Thursday, October 21, 2010

I'm just more brilliant than all of you

Well it is now time to introduce my friend SuperDave. He is an army guy who has (foolishly?) decided to improve my life and turn me into a military-style neat freak. Needless to say all his time in the Secret Service sleeping in snowy holes and eating mud and turning his bare hands into weapons did not prepare him for the mess that is my cottage or my psyche. Originally I had implored Dave to come and do some home improvements for me and he suggested a bulldozer and then I laughed and then I coughed because let’s face it there is a LOT of mould in my house and also a hole. Really, my house doesn't need improving.
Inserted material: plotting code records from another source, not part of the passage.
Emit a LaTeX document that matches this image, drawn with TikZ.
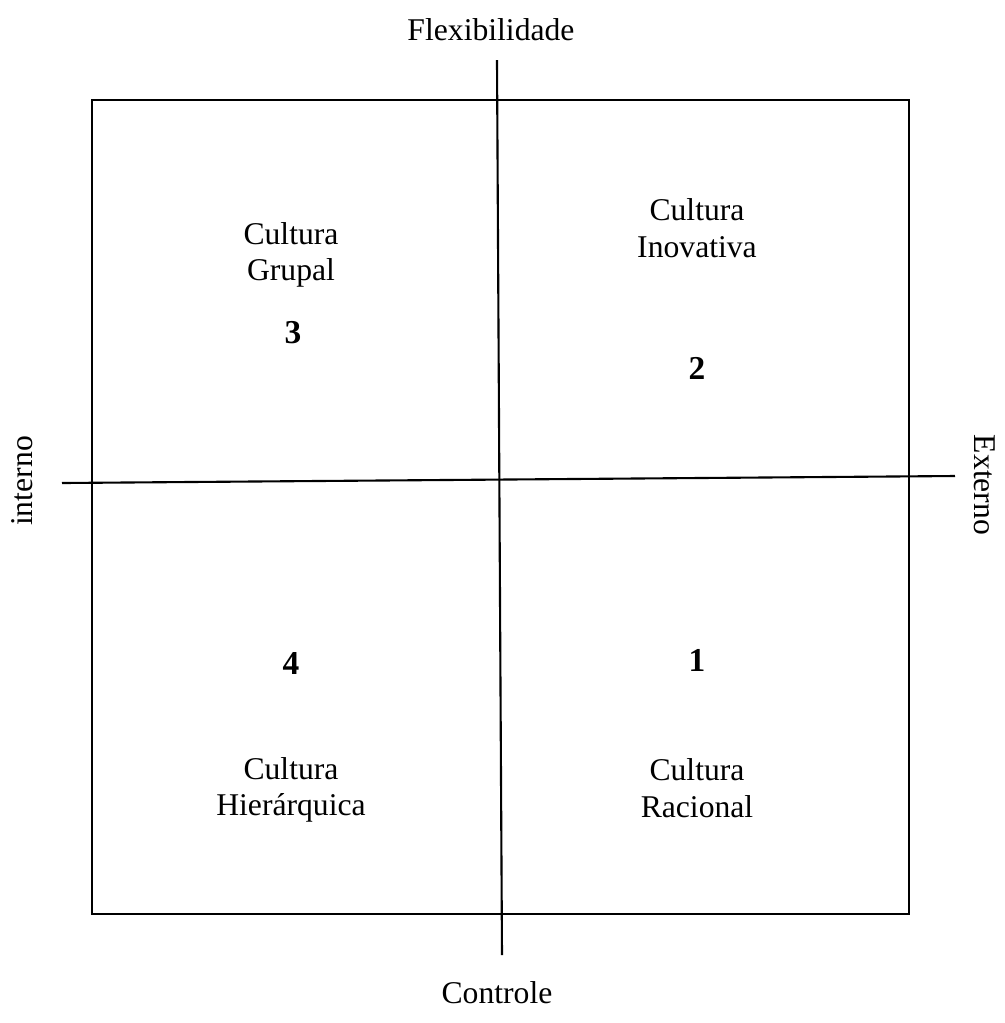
\documentclass[tikz,border=0pt]{standalone}
\usepackage{fontspec}
\setmainfont{Liberation Serif}
\begin{document}
\begin{tikzpicture}[x=0.01cm,y=-0.01cm,
  lbl/.style={font=\fontsize{9pt}{10.4pt}\selectfont, align=center, inner sep=0pt},
  num/.style={font=\fontsize{9.5pt}{10.4pt}\selectfont\bfseries, inner sep=0pt},
  ln/.style={line width=0.6pt}]
\useasboundingbox (0,0) rectangle (1005,1023);
\coordinate (tl) at (92,100);
\coordinate (br) at (909,914);
\draw[ln] (tl) rectangle (br);
\coordinate (vt) at (497,60);
\coordinate (vb) at (502,955);
\coordinate (hl) at (62,483);
\coordinate (hr) at (955,476);
\draw[ln] (vt) -- (vb);
\draw[ln] (hl) -- (hr);
\node[lbl] (flex) at (491,30) {Flexibilidade};
\node[lbl] (ctrl) at (497,993) {Controle};
\node[lbl, rotate=90] (int) at (22,481) {interno};
\node[lbl, rotate=-90] (ext) at (985,485) {Externo};
\node[lbl] (grupal) at (291,255) {Cultura\\Grupal};
\node[num] (n3) at (293,333) {3};
\node[lbl] (inov) at (697,228) {Cultura\\Inovativa};
\node[num] (n2) at (697,368) {2};
\node[num] (n4) at (291,663) {4};
\node[lbl] (hier) at (291,790) {Cultura\\Hierárquica};
\node[num] (n1) at (697,660) {1};
\node[lbl] (rac) at (697,788) {Cultura\\Racional};
\end{tikzpicture}
\end{document}
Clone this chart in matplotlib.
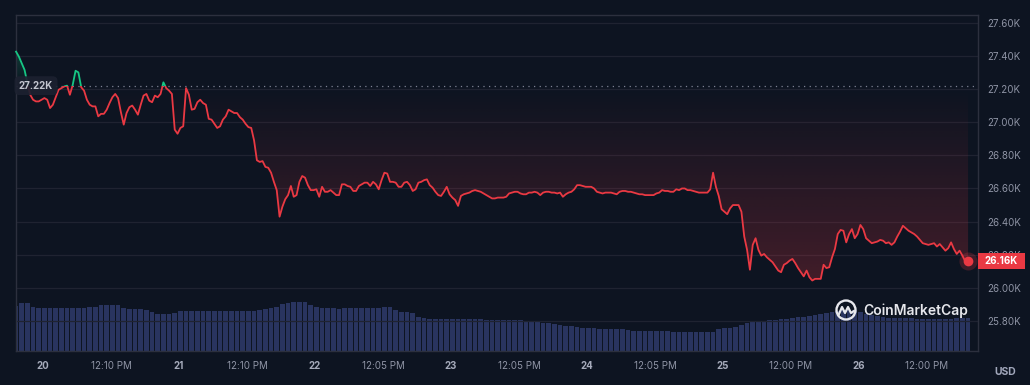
import numpy as np
import pandas as pd
import matplotlib
matplotlib.use("Agg")
import matplotlib.pyplot as plt
import matplotlib.dates as mdates
import matplotlib.transforms as mtransforms
from matplotlib.patches import Polygon, Rectangle, Ellipse
from matplotlib.lines import Line2D

plt.rcParams['font.family'] = ['Inter', 'DejaVu Sans']

# BTC price (USD) every 30 min, first point 19 Sep 19:15
start = '2023-09-19 19:15'
price = [
    27425, 27395, 27355, 27315, 27235, 27165, 27135, 27125, 27125, 27135,
    27145, 27135, 27085, 27105, 27150, 27195, 27205, 27215, 27220, 27165,
    27225, 27310, 27300, 27210, 27190, 27135, 27105, 27095, 27095, 27035,
    27050, 27050, 27075, 27115, 27150, 27170, 27145, 27060, 26985, 27055,
    27090, 27100, 27075, 27045, 27105, 27160, 27170, 27130, 27120, 27160,
    27150, 27170, 27240, 27205, 27190, 27170, 26955, 26930, 26965, 26975,
    27205, 27165, 27075, 27080, 27120, 27135, 27115, 27105, 27020, 27015,
    26990, 26965, 26975, 27015, 27035, 27075, 27065, 27055, 27055, 27030,
    27015, 26990, 26970, 26965, 26890, 26770, 26760, 26765, 26730, 26725,
    26695, 26640, 26590, 26430, 26490, 26535, 26560, 26615, 26550, 26560,
    26640, 26675, 26665, 26620, 26590, 26590, 26595, 26550, 26610, 26580,
    26580, 26590, 26575, 26560, 26560, 26625, 26625, 26615, 26610, 26585,
    26585, 26615, 26625, 26635, 26635, 26615, 26640, 26625, 26595, 26650,
    26695, 26690, 26640, 26640, 26635, 26610, 26610, 26635, 26640, 26620,
    26585, 26595, 26635, 26640, 26650, 26655, 26620, 26605, 26580, 26560,
    26555, 26580, 26610, 26565, 26545, 26530, 26495, 26555, 26565, 26570,
    26575, 26585, 26590, 26585, 26580, 26570, 26560, 26550, 26540, 26540,
    26545, 26545, 26545, 26550, 26570, 26575, 26580, 26580, 26570, 26565,
    26565, 26575, 26575, 26580, 26575, 26560, 26575, 26580, 26580, 26575,
    26575, 26570, 26575, 26550, 26565, 26575, 26580, 26595, 26620, 26620,
    26615, 26610, 26610, 26610, 26600, 26580, 26575, 26570, 26575, 26575,
    26575, 26570, 26565, 26580, 26585, 26585, 26580, 26580, 26575, 26570,
    26565, 26565, 26560, 26560, 26560, 26560, 26570, 26575, 26590, 26585,
    26585, 26580, 26580, 26595, 26590, 26600, 26600, 26590, 26590, 26585,
    26580, 26575, 26575, 26575, 26575, 26595, 26695, 26610, 26555, 26475,
    26460, 26445, 26480, 26500, 26500, 26500, 26460, 26310, 26230, 26110,
    26260, 26300, 26230, 26195, 26205, 26185, 26170, 26155, 26130, 26105,
    26095, 26140, 26150, 26165, 26175, 26150, 26120, 26095, 26070, 26105,
    26065, 26045, 26055, 26055, 26055, 26140, 26120, 26125, 26185, 26235,
    26325, 26350, 26345, 26275, 26325, 26355, 26300, 26325, 26380, 26355,
    26300, 26285, 26270, 26275, 26280, 26290, 26285, 26270, 26275, 26260,
    26275, 26310, 26340, 26375, 26360, 26345, 26335, 26325, 26310, 26290,
    26270, 26265, 26260, 26265, 26270, 26250, 26265, 26245, 26225, 26240,
    26275, 26235, 26205, 26225, 26195, 26160, 26160,
]

# 24h volume, billions USD, hourly from the same start
volume_b = (
    [13.5, 14.3, 14.3, 13.1] + [12.8] * 6 + [13.0] * 3 + [13.3] * 2 + [13.8] * 4
    + [13.0, 12.7, 12.5, 12.5, 12.3, 11.8, 11.2, 11.0, 11.1, 11.4]
    + [12.1] * 7 + [11.9] * 7
    + [12.2, 12.5, 12.9, 13.3, 14.1, 14.4] + [14.6] * 3
    + [13.8, 13.1] + [12.8] * 3 + [12.5] + [12.8] * 7
    + [13.1, 13.1, 12.4, 11.8, 11.6, 11.3, 10.2, 9.8] + [9.6] * 10 + [9.3] * 7
    + [9.1, 8.9, 8.7, 8.5, 8.3, 8.1, 7.9, 7.6, 7.4, 7.2, 7.0, 7.0, 6.8]
    + [6.6] * 5 + [6.3] + [6.1] * 5 + [6.1, 6.0] + [5.8] * 8
    + [6.5, 6.8, 6.9, 7.2, 7.8, 8.3, 8.9, 9.0, 9.0, 9.2, 9.3, 9.5, 9.6, 9.8, 10.1,
       10.3, 10.5, 10.7, 11.0, 11.4, 11.7, 12.0, 12.2, 12.3, 12.2, 11.7, 11.1, 10.7, 10.4, 10.1]
    + [10.0] * 5 + [9.5] * 6 + [9.6] + [9.8] * 3
)

base_price = 27220

tick_times = ['2023-09-20 00:00', '2023-09-20 12:10', '2023-09-21 00:00', '2023-09-21 12:10',
              '2023-09-22 00:00', '2023-09-22 12:05', '2023-09-23 00:00', '2023-09-23 12:05',
              '2023-09-24 00:00', '2023-09-24 12:05', '2023-09-25 00:00', '2023-09-25 12:00',
              '2023-09-26 00:00', '2023-09-26 12:00']
tick_labels = ['20', '12:10 PM', '21', '12:10 PM', '22', '12:05 PM', '23', '12:05 PM',
               '24', '12:05 PM', '25', '12:00 PM', '26', '12:00 PM']
y_ticks = [25800, 26000, 26200, 26400, 26600, 26800, 27000, 27200, 27400, 27600]

BG = '#0d1421'
RED = '#ea3943'
GREEN = '#16c784'
GRID = '#1f2331'
SPINE = '#2c303e'
LABEL = '#8f94a5'

times = pd.date_range(start, periods=len(price), freq='30min')
vol_times = pd.date_range(start, periods=len(volume_b), freq='h')
tn = mdates.date2num(times)
price = np.array(price, dtype=float)

fig = plt.figure(figsize=(10.3, 3.85), dpi=100, facecolor=BG)
rect = [16 / 1030, 1 - 351 / 385, 962 / 1030, 336 / 385]

# volume underneath
ax_vol = fig.add_axes(rect, facecolor=BG)
ax_vol.bar(vol_times, volume_b, width=0.85 / 24, color='#29345f', edgecolor='none', zorder=1)
ax_vol.set_ylim(0, 100.8)
ax_vol.axis('off')

ax = fig.add_axes(rect, sharex=ax_vol)
ax.patch.set_alpha(0)

# gradient fills between line and reference price
poly_red = Polygon(np.column_stack([np.r_[tn[0], tn, tn[-1]],
                                    np.r_[base_price, np.minimum(price, base_price), base_price]]),
                   closed=True, transform=ax.transData)
grad = np.zeros((256, 2, 4))
grad[..., :3] = matplotlib.colors.to_rgb(RED)
grad[..., 3] = np.linspace(0.27, 0.0, 256)[:, None]
im = ax.imshow(grad, extent=[tn[0], tn[-1], 25900, base_price], origin='lower',
               aspect='auto', zorder=2, interpolation='bilinear')
im.set_clip_path(poly_red)

poly_green = Polygon(np.column_stack([np.r_[tn[0], tn, tn[-1]],
                                      np.r_[base_price, np.maximum(price, base_price), base_price]]),
                     closed=True, transform=ax.transData)
grad_g = np.zeros((256, 2, 4))
grad_g[..., :3] = matplotlib.colors.to_rgb(GREEN)
grad_g[..., 3] = np.linspace(0.0, 0.25, 256)[:, None]
im_g = ax.imshow(grad_g, extent=[tn[0], tn[-1], base_price, 27450], origin='lower',
                 aspect='auto', zorder=2, interpolation='bilinear')
im_g.set_clip_path(poly_green)

# price line, green above the reference, red below
red_line, = ax.plot(times, price, color=RED, lw=1.3, zorder=4, solid_joinstyle='round')
green_line, = ax.plot(times, price, color=GREEN, lw=1.3, zorder=4, solid_joinstyle='round')
green_line.set_clip_path(Rectangle((tn[0] - 1, base_price), tn[-1] - tn[0] + 2, 5000,
                                   transform=ax.transData))
red_line.set_clip_path(Rectangle((tn[0] - 1, base_price - 5000), tn[-1] - tn[0] + 2, 5000,
                                 transform=ax.transData))

ax.axhline(base_price, color='#7d8294', lw=0.9, ls=(0, (1, 3.5)), zorder=3)

# last point
ax.plot(times[-1], price[-1], 'o', ms=13, color=RED, alpha=0.22, zorder=5, mec='none')
ax.plot(times[-1], price[-1], 'o', ms=7, color=RED, zorder=6, mec='none')

ax.set_xlim(tn[0] - 0.01 / 24, tn[-1] + 1.75 / 24)
ax.set_ylim(25620, 27646)

ax.set_yticks(y_ticks)
ax.set_yticklabels([f'{v / 1000:.2f}K' for v in y_ticks])
ax.yaxis.tick_right()
ax.tick_params(axis='y', length=0, pad=6.5, labelsize=7, labelcolor=LABEL)
ax.grid(axis='y', color=GRID, lw=0.9)
ax.set_axisbelow(True)

ax.set_xticks(mdates.date2num(pd.to_datetime(tick_times)))
ax.set_xticklabels(tick_labels)
ax.tick_params(axis='x', length=0, pad=7, labelsize=7, labelcolor=LABEL)
for lab in ax.get_xticklabels():
    if lab.get_text().isdigit():
        lab.set_fontweight('bold')
        lab.set_color('#a6abbb')

for sp in ax.spines.values():
    sp.set_color(SPINE)
    sp.set_linewidth(1.0)

blend = mtransforms.blended_transform_factory(ax.transAxes, ax.transData)

# current price tag (sits over the 26.20K label like the original)
ax.add_patch(Rectangle((1.0, price[-1] - 48), 47 / 962, 96, transform=blend,
                       facecolor=RED, edgecolor='none', clip_on=False, zorder=7))
ax.text(1.0 + 23.5 / 962, price[-1], f'{price[-1] / 1000:.2f}K', transform=blend,
        ha='center', va='center', color='white', fontsize=7, fontweight='bold', zorder=8)

# reference price tag
ax.text(20 / 962, base_price, f'{base_price / 1000:.2f}K', transform=blend,
        ha='center', va='center', color='#c3c6d0', fontsize=7, fontweight='bold', zorder=8,
        bbox=dict(boxstyle='round,pad=0.45,rounding_size=0.5', fc='#1c2130', ec='none', alpha=0.92))

fig.text(1005 / 1030, 1 - 372 / 385, 'USD', ha='center', va='center',
         fontsize=7.5, fontweight='bold', color='#a1a7bb')

# watermark
def fpx(x, y):
    return x / 1030, 1 - y / 385

wm = '#e6e7ec'
fig.add_artist(Ellipse(fpx(846, 310), 19 / 1030, 19 / 385, transform=fig.transFigure,
                       fill=False, ec=wm, lw=1.7))
wave = [fpx(*p) for p in [(839, 314), (842, 307), (845, 313), (848, 307), (851, 313), (854, 311)]]
fig.add_artist(Line2D([p[0] for p in wave], [p[1] for p in wave], transform=fig.transFigure,
                      color=wm, lw=1.6, solid_joinstyle='round'))
fig.text(*fpx(863, 311), 'CoinMarketCap', ha='left', va='center', fontsize=10,
         fontweight='semibold', color=wm)

fig.savefig('out.png', dpi=100, facecolor=BG)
We are now trying out a “training section” in the house that I have to keep clean. (You can tell which section it is because it’s the messiest one at the moment.)
It’s been a lot of fun because I’m all depressed because DW left me and took all the good furniture and he’s distracting me by doing Secret Servicey things like make fire rubbing two sticks together and showing off his titanium kneecaps and AK-47 bullet wounds. And he's also really freckly so you can sort of play connect the dots with him when he's sleeping but you really aren't supposed to do that because he's all badass and might consider it a threat and then his post-traumatic stress disorder gets triggered and we all die. Luckily I've systematically armed myself to the teeth over the last couple years. But really it’s like having that guy from the Bourne Ultimatum movies come over and make you pasta.
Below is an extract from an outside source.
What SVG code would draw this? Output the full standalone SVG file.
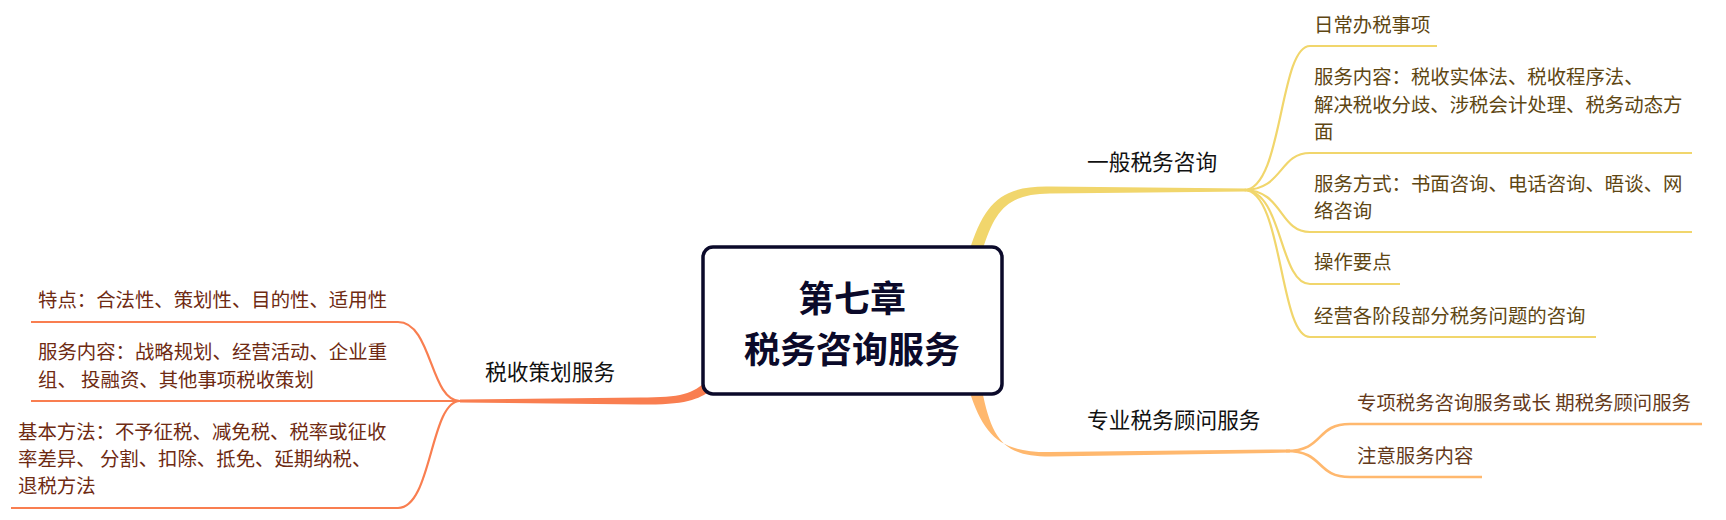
<svg xmlns="http://www.w3.org/2000/svg" width="1726" height="520" viewBox="0 0 1726 520">
<style>
text{font-family:"Noto Sans CJK SC","Noto Sans",sans-serif;}
.l1{font-size:21.7px;fill:#111;}
.c{font-size:19.4px;}
.cy{fill:#5e4612;}
.co{fill:#64391a;}
.cr{fill:#6e2a12;}
.ly{stroke:#F1D66C;stroke-width:2.2;fill:none;}
.lo{stroke:#FFB86E;stroke-width:2.6;fill:none;}
.lr{stroke:#F97E50;stroke-width:2.2;fill:none;}
.title{font-size:36px;font-weight:bold;fill:#0b0a2a;text-anchor:middle;}
</style>
<rect width="1726" height="520" fill="#fff"/>
<g id="connectors">
  <!-- main branches (tapered) -->
  <path d="M969 252 C984 203 1001 185.5 1050 186.5 L1246 188.4 L1246 191.6 L1050 193.5 C1009 194 995 208 982 252 Z" fill="#F1D66C"/>
  <path d="M969 390 C984 437 1001 452.5 1050 452 L1290 449.4 L1290 452.6 L1050 456.5 C1005 456.5 992 441 982 390 Z" fill="#FFB86E"/>
  <path d="M708 380 C692 394 682 397.5 640 397.5 L460 399.5 L460 402.5 L640 404.5 C688 405.5 701 398 713 389 Z" fill="#F97E50"/>
  <!-- yellow children -->
  <path class="ly" d="M1244 190 C1283 190 1279 46 1310 46 L1437 46"/>
  <path class="ly" d="M1244 190 C1283 190 1279 153 1310 153 L1692 153"/>
  <path class="ly" d="M1244 190 C1283 190 1279 232 1310 232 L1692 232"/>
  <path class="ly" d="M1244 190 C1283 190 1279 284 1310 284 L1400 284"/>
  <path class="ly" d="M1244 190 C1283 190 1279 337 1310 337 L1596 337"/>
  <!-- orange children -->
  <path class="lo" d="M1286 451 C1325 451 1315 424 1350 424 L1702 424"/>
  <path class="lo" d="M1286 451 C1325 451 1315 477 1350 477 L1482 477"/>
  <!-- red children -->
  <path class="lr" d="M460 401 C430 401 432 322 398 322 L31 322"/>
  <path class="lr" d="M460 401 L31 401"/>
  <path class="lr" d="M460 401 C430 401 432 508 398 508 L11 508"/>
</g>
<g id="center">
  <rect x="703" y="247" width="299" height="147" rx="10" fill="#fff" stroke="#0b0a2a" stroke-width="3.5"/>
  <text class="title" x="852" y="312">第七章</text>
  <text class="title" x="852" y="363">税务咨询服务</text>
</g>
<g id="n-general">
  <text class="l1" x="1087" y="170">一般税务咨询</text>
</g>
<g id="n-general-1"><text class="c cy" x="1314" y="32">日常办税事项</text></g>
<g id="n-general-2">
  <text class="c cy" x="1314" y="84">服务内容：税收实体法、税收程序法、</text>
  <text class="c cy" x="1314" y="111.5">解决税收分歧、涉税会计处理、税务动态方</text>
  <text class="c cy" x="1314" y="139">面</text>
</g>
<g id="n-general-3">
  <text class="c cy" x="1314" y="190.5">服务方式：书面咨询、电话咨询、晤谈、网</text>
  <text class="c cy" x="1314" y="218">络咨询</text>
</g>
<g id="n-general-4"><text class="c cy" x="1314" y="269">操作要点</text></g>
<g id="n-general-5"><text class="c cy" x="1314" y="322.5">经营各阶段部分税务问题的咨询</text></g>
<g id="n-pro">
  <text class="l1" x="1087" y="428">专业税务顾问服务</text>
</g>
<g id="n-pro-1"><text class="c co" x="1357" y="410">专项税务咨询服务或长 期税务顾问服务</text></g>
<g id="n-pro-2"><text class="c co" x="1357" y="463">注意服务内容</text></g>
<g id="n-plan">
  <text class="l1" x="485" y="380">税收策划服务</text>
</g>
<g id="n-plan-1"><text class="c cr" x="38" y="307">特点：合法性、策划性、目的性、适用性</text></g>
<g id="n-plan-2">
  <text class="c cr" x="38" y="359">服务内容：战略规划、经营活动、企业重</text>
  <text class="c cr" x="38" y="387">组、 投融资、其他事项税收策划</text>
</g>
<g id="n-plan-3">
  <text class="c cr" x="18" y="439">基本方法：不予征税、减免税、税率或征收</text>
  <text class="c cr" x="18" y="466">率差异、 分割、扣除、抵免、延期纳税、</text>
  <text class="c cr" x="18" y="493">退税方法</text>
</g>
</svg>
                                                                              *

ME: “So what are you afraid of?”

SD: “I’m not afraid or intimidated by any man or anything.”

ME (cheerfully) : “I bet it’s spiders!”

SD (condescending look)

                                                                          *
ME: “So can you show me how to kill someone with my bare hands?”

SD: “That’s classified.”

ME (whining): “I won’t tell anyone.”

SD: “Why do you want to know?”

ME: “Um...I just want to em...use it for...something.”

SD (condescending look)

                                                                                *
ME: “I’m so much more ghetto and scary than you are. I bet I’ve killed more people. How many people have you killed?”

SD: “Like 157...?”

ME: (thinks) “Pansy.”

SD (condescending look)

                                                                                       *
SD: “You can’t live here. It’s not safe. What if someone breaks in?”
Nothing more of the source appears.